#### WHAT IS BEING ASKED:
Everything from the first line of the data below through the line that contains "0.227, 0.219, 0.208];" should be written out exactly, please, and nothing more; the pictures stay out.

# # # # # # #

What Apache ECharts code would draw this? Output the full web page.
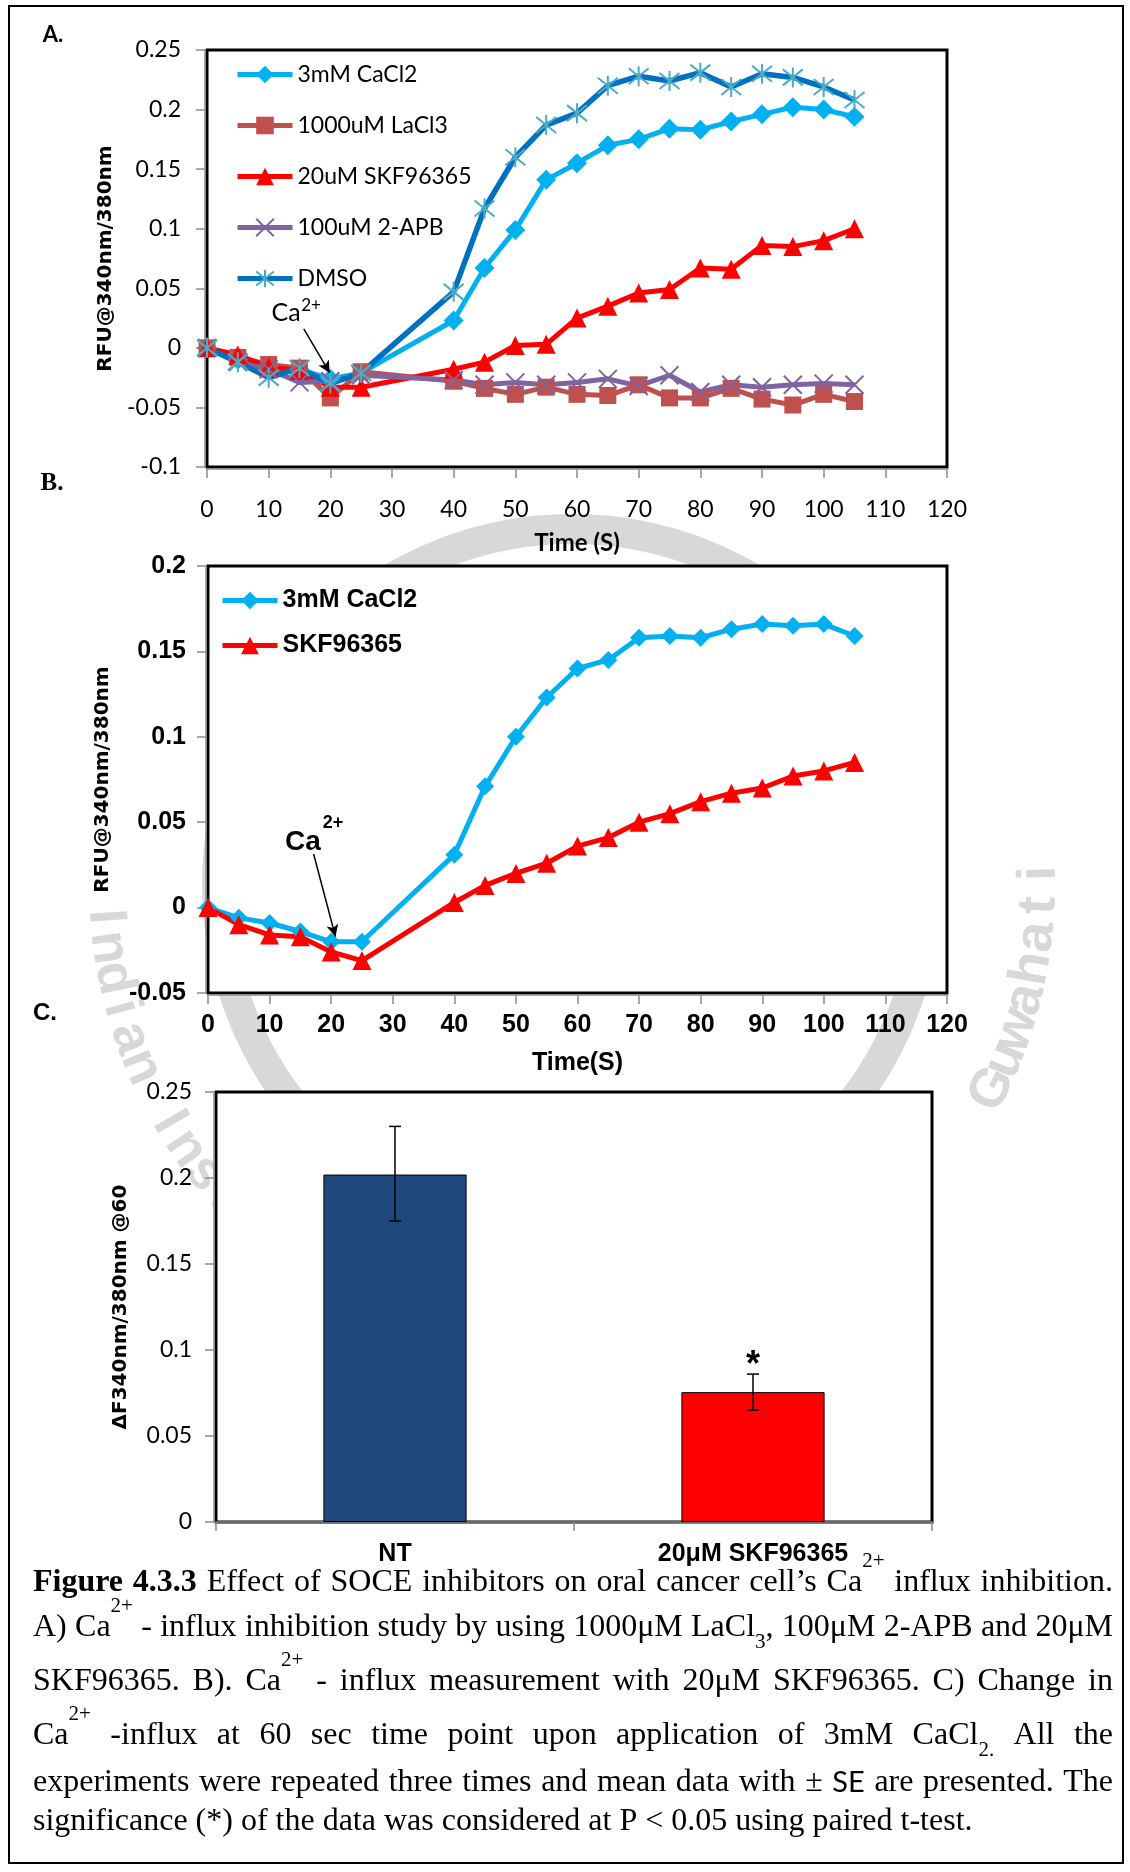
<!DOCTYPE html>
<html>
<head>
<meta charset="utf-8">
<script src="https://cdn.jsdelivr.net/npm/echarts@6/dist/echarts.min.js"></script>
<style>
html, body { margin: 0; padding: 0; background: #fff; }
#main { width: 1130px; height: 1872px; }
</style>
</head>
<body>
<div id="main"></div>
<script>
// panel A: influx with inhibitors
var timeA = [0, 5, 10, 15, 20, 25, 40, 45, 50, 55, 60, 65, 70, 75, 80, 85, 90, 95, 100, 105];
var cacl2A = [0, -0.010, -0.015, -0.018, -0.026, -0.021, 0.023, 0.067, 0.099, 0.141, 0.155, 0.170, 0.175, 0.184, 0.183, 0.190, 0.196, 0.202, 0.200, 0.194];
var lacl3A = [0, -0.008, -0.014, -0.017, -0.042, -0.020, -0.028, -0.034, -0.039, -0.033, -0.039, -0.040, -0.031, -0.042, -0.042, -0.034, -0.043, -0.048, -0.039, -0.045];
var skfA = [0, -0.006, -0.016, -0.019, -0.033, -0.033, -0.018, -0.012, 0.002, 0.003, 0.025, 0.035, 0.046, 0.049, 0.067, 0.066, 0.086, 0.085, 0.090, 0.100];
var apbA = [0, -0.012, -0.018, -0.029, -0.028, -0.023, -0.027, -0.031, -0.029, -0.031, -0.029, -0.026, -0.032, -0.023, -0.037, -0.031, -0.033, -0.031, -0.030, -0.031];
var dmsoA = [0, -0.012, -0.025, -0.017, -0.030, -0.021, 0.047, 0.117, 0.160, 0.187, 0.197, 0.220, 0.228, 0.224, 0.231, 0.219, 0.230, 0.227, 0.219, 0.208];

// panel B: SKF96365 only
var timeB = [0, 5, 10, 15, 20, 25, 40, 45, 50, 55, 60, 65, 70, 75, 80, 85, 90, 95, 100, 105];
var cacl2B = [0, -0.006, -0.009, -0.014, -0.020, -0.020, 0.031, 0.071, 0.100, 0.123, 0.140, 0.145, 0.158, 0.159, 0.158, 0.163, 0.166, 0.165, 0.166, 0.159];
var skfB = [0, -0.010, -0.016, -0.017, -0.026, -0.031, 0.003, 0.013, 0.020, 0.026, 0.036, 0.041, 0.050, 0.055, 0.062, 0.067, 0.070, 0.077, 0.080, 0.085];

// panel C: change at 60 s
var barCats = ['NT', '20μM SKF96365'];
var barVals = [0.202, 0.0755];
var errLow = [0.175, 0.065];
var errHigh = [0.230, 0.086];
var sigMark = ['', '*'];

// ticks
var xTicks = [0, 10, 20, 30, 40, 50, 60, 70, 80, 90, 100, 110, 120];
var yTicksA = [-0.1, -0.05, 0, 0.05, 0.1, 0.15, 0.2, 0.25];
var yTicksB = [-0.05, 0, 0.05, 0.1, 0.15, 0.2];
var yTicksC = [0, 0.05, 0.1, 0.15, 0.2, 0.25];

// caption
var capLines = [
    '#Figure #4.3.3 Effect of SOCE inhibitors on oral cancer cell’s Ca^{2+} influx inhibition.',
    'A) Ca^{2+} - influx inhibition study by using 1000μM LaCl_{3}, 100μM 2-APB and 20μM',
    'SKF96365. B). Ca^{2+} - influx measurement with 20μM SKF96365. C) Change in',
    'Ca^{2+} -influx at 60 sec time point upon application of 3mM CaCl_{2.} All the',
    'experiments were repeated three times and mean data with ± ~SE are presented. The',
    'significance (*) of the data was considered at P < 0.05 using paired t-test.'
];
var capY = [1583, 1628, 1682, 1736, 1783, 1822];

var GRAY = '#8c8c8c';
var WM = '#d8d8d8';
var myChart = echarts.init(document.getElementById('main'), null, {renderer: 'canvas'});

function num(v) { return String(+v.toFixed(3)); }

function valAxis(ticks, idx, label, extra) {
    return Object.assign({
        gridIndex: idx,
        type: 'value',
        min: ticks[0],
        max: ticks[ticks.length - 1],
        interval: +(ticks[1] - ticks[0]).toFixed(3),
        offset: 2,
        axisLine: {show: true, onZero: false, lineStyle: {color: GRAY, width: 1.5}},
        axisTick: {show: true, length: 9, lineStyle: {color: GRAY, width: 1.5}},
        splitLine: {show: false},
        axisLabel: Object.assign({color: '#000', formatter: num}, label)
    }, extra);
}

function line(name, xs, ys, idx, o) {
    return Object.assign({
        name: name,
        type: 'line',
        xAxisIndex: idx,
        yAxisIndex: idx,
        data: xs.map(function (x, i) { return [x, ys[i]]; }),
        symbol: o.symbol,
        symbolSize: o.size,
        showAllSymbol: true,
        lineStyle: {color: o.line, width: o.width},
        itemStyle: o.item,
        emphasis: {disabled: true}
    }, o.extra || {});
}

function arrowLine(from, to) {
    return {
        silent: true,
        symbol: ['none', 'arrow'],
        symbolSize: [9, 12],
        lineStyle: {color: '#000', width: 1.5, type: 'solid'},
        label: {show: false},
        data: [[{coord: from}, {coord: to}]]
    };
}

function txt(x, y, s, font, extra) {
    return Object.assign({
        type: 'text', x: x, y: y, z: 50,
        style: {text: s, font: font, fill: '#000', align: 'center', verticalAlign: 'middle',
            textAlign: 'center', textVerticalAlign: 'middle'}
    }, extra || {});
}

// justified caption, word by word
function caption() {
    var FR = '32px "Liberation Serif"', FB = 'bold 32px "Liberation Serif"';
    var FS = '21px "Liberation Serif"', FN = '29px Lato';
    var ctx = document.createElement('canvas').getContext('2d');
    var L = 33, R = 1113, out = [];
    capLines.forEach(function (ln, li) {
        var words = ln.split(' ').map(function (w) {
            var font = FR;
            if (w[0] === '#') { font = FB; w = w.slice(1); }
            else if (w[0] === '~') { font = FN; w = w.slice(1); }
            var parts = [], width = 0;
            w.split(/(\^\{[^}]*\}|_\{[^}]*\})/).forEach(function (p) {
                if (!p) return;
                var k = 0, f = font;
                if (p[0] === '^') { k = -22; p = p.slice(2, -1); f = FS; }
                else if (p[0] === '_') { k = 14; p = p.slice(2, -1); f = FS; }
                ctx.font = f;
                parts.push({t: p, f: f, k: k, dx: width});
                width += ctx.measureText(p).width;
            });
            return {parts: parts, w: width};
        });
        var total = words.reduce(function (s, w) { return s + w.w; }, 0);
        ctx.font = FR;
        var gap = li === capLines.length - 1 ? ctx.measureText(' ').width : (R - L - total) / (words.length - 1);
        var x = L;
        words.forEach(function (w) {
            w.parts.forEach(function (p) {
                out.push({
                    type: 'text', x: x + p.dx, y: capY[li] + p.k, z: 50,
                    style: {text: p.t, font: p.f, fill: '#000', align: 'left', verticalAlign: 'middle',
                        textAlign: 'left', textVerticalAlign: 'middle'}
                });
            });
            x += w.w + gap;
        });
    });
    return out;
}

// faint institute seal behind the panels
function watermark() {
    var cx = 572, cy = 884, r = 468, out = [];
    out.push({type: 'circle', z: -10, silent: true, shape: {cx: cx, cy: cy, r: 355},
        style: {fill: 'none', stroke: WM, lineWidth: 30}});
    function arc(s, start, step) {
        s.split('').forEach(function (c, i) {
            var phi = (start + i * step) * Math.PI / 180;
            out.push({type: 'text', z: -10, silent: true,
                x: cx + r * Math.cos(phi), y: cy + r * Math.sin(phi),
                rotation: Math.PI / 2 - phi,
                style: {text: c, font: 'bold 54px "Liberation Sans"', fill: WM, align: 'center',
                    verticalAlign: 'middle', textAlign: 'center', textVerticalAlign: 'middle'}});
        });
    }
    arc('Indian Institute of Technology', 176, -3.8);
    arc('Guwahati', 26, -3.9);
    return out;
}

var fontA = {fontFamily: 'Lato', fontSize: 23};
var fontB = {fontFamily: '"Liberation Sans"', fontWeight: 'bold', fontSize: 25};
var nameFont = {fontFamily: '"DejaVu Sans"', fontWeight: 'bold', fontSize: 20, color: '#000'};

var xSym = 'path://M0,0L10,10M10,0L0,10';
var starSym = 'path://M0,1L10,9M10,1L0,9M5,0L5,10';

var option = {
    backgroundColor: '#fff',
    animation: false,
    grid: [
        {left: 207, top: 50, width: 740, height: 417, show: true, backgroundColor: '#fff', borderColor: '#000', borderWidth: 3},
        {left: 208, top: 566, width: 739, height: 427, show: true, backgroundColor: '#fff', borderColor: '#000', borderWidth: 3},
        {left: 216, top: 1092, width: 716, height: 430, show: true, backgroundColor: '#fff', borderColor: '#000', borderWidth: 3}
    ],
    xAxis: [
        valAxis(xTicks, 0, Object.assign({margin: 29}, fontA), {
            name: 'Time (S)', nameLocation: 'middle', nameGap: 62,
            nameTextStyle: {fontFamily: 'Lato', fontWeight: 'bold', fontSize: 24, color: '#000'}
        }),
        valAxis(xTicks, 1, Object.assign({margin: 18}, fontB), {
            name: 'Time(S)', nameLocation: 'middle', nameGap: 56,
            nameTextStyle: {fontFamily: '"Liberation Sans"', fontWeight: 'bold', fontSize: 25, color: '#000'}
        }),
        {
            gridIndex: 2, type: 'category', data: barCats, offset: 2,
            axisLine: {show: true, lineStyle: {color: GRAY, width: 1.5}},
            axisTick: {show: true, length: 9, lineStyle: {color: GRAY, width: 1.5}},
            axisLabel: Object.assign({margin: 18, color: '#000'}, fontB)
        }
    ],
    yAxis: [
        valAxis(yTicksA, 0, Object.assign({margin: 24}, fontA), {
            name: 'RFU@340nm/380nm', nameLocation: 'middle', nameGap: 73, nameTextStyle: nameFont
        }),
        valAxis(yTicksB, 1, Object.assign({margin: 20}, fontB), {
            name: 'RFU@340nm/380nm', nameLocation: 'middle', nameGap: 93, nameTextStyle: nameFont
        }),
        valAxis(yTicksC, 2, Object.assign({margin: 22}, fontA), {
            name: 'ΔF340nm/380nm @60', nameLocation: 'middle', nameGap: 83, nameTextStyle: nameFont
        })
    ],
    legend: [
        {
            data: ['3mM CaCl2', '1000uM LaCl3', '20uM SKF96365', '100uM 2-APB', 'DMSO'],
            orient: 'vertical', left: 230, top: 58, itemWidth: 55, itemHeight: 22, itemGap: 28,
            lineStyle: {width: 5},
            selectedMode: false, textStyle: {fontFamily: 'Lato', fontSize: 23, color: '#000'}
        },
        {
            data: ['3mM CaCl2', 'SKF96365'],
            orient: 'vertical', left: 215, top: 583, itemWidth: 55, itemHeight: 22, itemGap: 20,
            lineStyle: {width: 5},
            selectedMode: false, textStyle: {fontFamily: '"Liberation Sans"', fontWeight: 'bold', fontSize: 25, color: '#000'}
        }
    ],
    series: [
        line('3mM CaCl2', timeA, cacl2A, 0, {symbol: 'diamond', size: 20, line: '#00B0F0', width: 5,
            item: {color: '#00B0F0'}, extra: {markLine: arrowLine([15.7, 0.016], [19.9, -0.021])}}),
        line('1000uM LaCl3', timeA, lacl3A, 0, {symbol: 'rect', size: 17, line: '#C0504D', width: 5,
            item: {color: '#C0504D'}}),
        line('20uM SKF96365', timeA, skfA, 0, {symbol: 'triangle', size: 19, line: '#FF0000', width: 5,
            item: {color: '#FF0000'}}),
        line('100uM 2-APB', timeA, apbA, 0, {symbol: xSym, size: 18, line: '#8064A2', width: 5,
            item: {color: 'none', borderColor: '#8064A2', borderWidth: 2}}),
        line('DMSO', timeA, dmsoA, 0, {symbol: starSym, size: 20, line: '#0070C0', width: 5.5,
            item: {color: 'none', borderColor: '#4BACC6', borderWidth: 2}}),
        line('3mM CaCl2', timeB, cacl2B, 1, {symbol: 'diamond', size: 18, line: '#00B0F0', width: 5,
            item: {color: '#00B0F0'}, extra: {markLine: arrowLine([17.15, 0.0314], [20.7, -0.017])}}),
        line('SKF96365', timeB, skfB, 1, {symbol: 'triangle', size: 19, line: '#FF0000', width: 5,
            item: {color: '#FF0000'}}),
        {
            type: 'bar', xAxisIndex: 2, yAxisIndex: 2, barWidth: '40%',
            data: barVals.map(function (v, i) {
                return {value: v, itemStyle: {color: ['#1F497D', '#FF0000'][i], borderColor: '#000', borderWidth: 1}};
            }),
            emphasis: {disabled: true}
        },
        {
            type: 'custom', xAxisIndex: 2, yAxisIndex: 2, z: 10,
            data: barCats.map(function (c, i) { return [i, errLow[i], errHigh[i]]; }),
            renderItem: function (params, api) {
                var lo = api.coord([api.value(0), api.value(1)]);
                var hi = api.coord([api.value(0), api.value(2)]);
                var st = {stroke: '#000', lineWidth: 1.5};
                var kids = [
                    {type: 'line', shape: {x1: hi[0], y1: hi[1], x2: lo[0], y2: lo[1]}, style: st},
                    {type: 'line', shape: {x1: hi[0] - 6, y1: hi[1], x2: hi[0] + 6, y2: hi[1]}, style: st},
                    {type: 'line', shape: {x1: lo[0] - 6, y1: lo[1], x2: lo[0] + 6, y2: lo[1]}, style: st}
                ];
                var s = sigMark[params.dataIndex];
                if (s) {
                    kids.push({type: 'text', x: hi[0], y: hi[1] - 8,
                        style: {text: s, font: 'bold 36px "Liberation Sans"', fill: '#000', align: 'center',
                            verticalAlign: 'middle', textAlign: 'center', textVerticalAlign: 'middle'}});
                }
                return {type: 'group', children: kids};
            }
        }
    ],
    graphic: [].concat(
        watermark(),
        [
            txt(53, 35, 'A.', 'bold 22px Lato'),
            txt(52, 484, 'B.', 'bold 25px "Liberation Serif"'),
            txt(45, 1013, 'C.', 'bold 24px "Liberation Sans"'),
            txt(286, 313, 'Ca', '25px Lato'),
            txt(311, 306, '2+', '17px Lato'),
            txt(303, 842, 'Ca', 'bold 28px "Liberation Sans"'),
            txt(333, 823, '2+', 'bold 18px "Liberation Sans"'),
            {type: 'rect', z: 60, silent: true, shape: {x: 9, y: 6, width: 1114, height: 1857},
                style: {fill: 'none', stroke: '#000', lineWidth: 2}}
        ],
        caption()
    )
};
myChart.setOption(option);
window.onresize = function () {
    myChart.resize();
};
</script>
</body>
</html>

# # # # # # #

#### WRITTEN ANSWER:
What Apache ECharts code would draw this? Output the full web page.
<!DOCTYPE html>
<html>
<head>
<meta charset="utf-8">
<script src="https://cdn.jsdelivr.net/npm/echarts@6/dist/echarts.min.js"></script>
<style>
html, body { margin: 0; padding: 0; background: #fff; }
#main { width: 1130px; height: 1872px; }
</style>
</head>
<body>
<div id="main"></div>
<script>
// panel A: influx with inhibitors
var timeA = [0, 5, 10, 15, 20, 25, 40, 45, 50, 55, 60, 65, 70, 75, 80, 85, 90, 95, 100, 105];
var cacl2A = [0, -0.010, -0.015, -0.018, -0.026, -0.021, 0.023, 0.067, 0.099, 0.141, 0.155, 0.170, 0.175, 0.184, 0.183, 0.190, 0.196, 0.202, 0.200, 0.194];
var lacl3A = [0, -0.008, -0.014, -0.017, -0.042, -0.020, -0.028, -0.034, -0.039, -0.033, -0.039, -0.040, -0.031, -0.042, -0.042, -0.034, -0.043, -0.048, -0.039, -0.045];
var skfA = [0, -0.006, -0.016, -0.019, -0.033, -0.033, -0.018, -0.012, 0.002, 0.003, 0.025, 0.035, 0.046, 0.049, 0.067, 0.066, 0.086, 0.085, 0.090, 0.100];
var apbA = [0, -0.012, -0.018, -0.029, -0.028, -0.023, -0.027, -0.031, -0.029, -0.031, -0.029, -0.026, -0.032, -0.023, -0.037, -0.031, -0.033, -0.031, -0.030, -0.031];
var dmsoA = [0, -0.012, -0.025, -0.017, -0.030, -0.021, 0.047, 0.117, 0.160, 0.187, 0.197, 0.220, 0.228, 0.224, 0.231, 0.219, 0.230, 0.227, 0.219, 0.208];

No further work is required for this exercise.